The Island’s largest wind turbine to date was installed Monday morning on the rolling hills of the Allen Farm in Chilmark. Once complete, the turbine will be 149 feet tall.

The turbine will produce 125,000 kilowatt hours per year, double the amount of energy the pastoral sheep farm uses, and is expected to be in full operation within the month.

“I hate the wind,” farm owner Mitchell Posin said of the salt spray that usually covers the land he and wife Clarissa Allen own. “Now we get to use it for something good.”

The team from Great Rock Windpower of Oak Bluffs arrived at 7 a.m. to begin staging the area. The first of three sections was in place by 9 a.m. Once fully installed, 42,000 pounds of machinery will sit atop the hill off South Road.

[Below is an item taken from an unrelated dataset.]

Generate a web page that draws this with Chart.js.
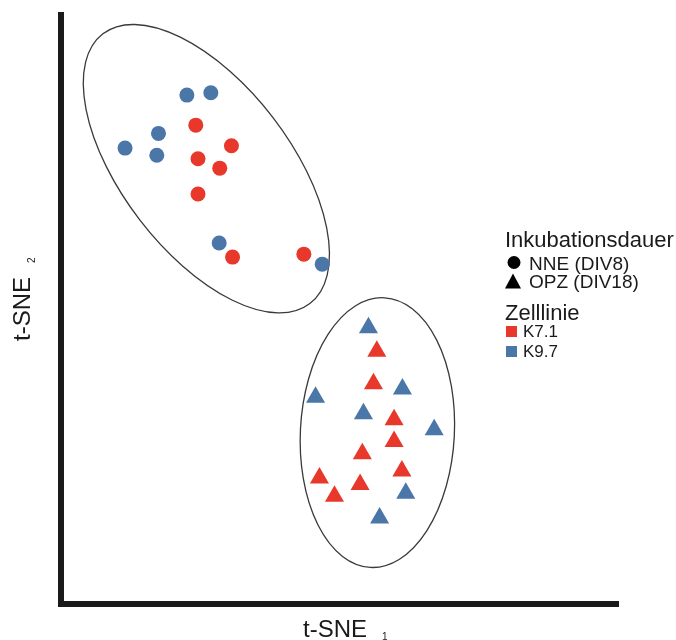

Mr. Posin and his son Nathaniel Allen-Posin helped hoist the turbine into place, screwing in the last bolts of the base of the tower. Mr. Posin said he hoped it would set a precedent for future farmers.

“If every farmer could do that it would help the world tremendously,” he said.

The turbine was approved in January after the Chilmark zoning board of appeals upheld two building permits for the Allen Farm and Grey Barn, also on South Road. The permits were issued under a special agricultural exemption that allows working farms to skip the normal permitting process.

Mr. Posin said he invited the entire neighborhood to the installation and hoped to be as transparent as possible.

“We’re hoping it’ll be here, people will see it and the tension of the anti will subside,” he said.

Construction is expected to last all day. The blades should be rotating by tomorrow.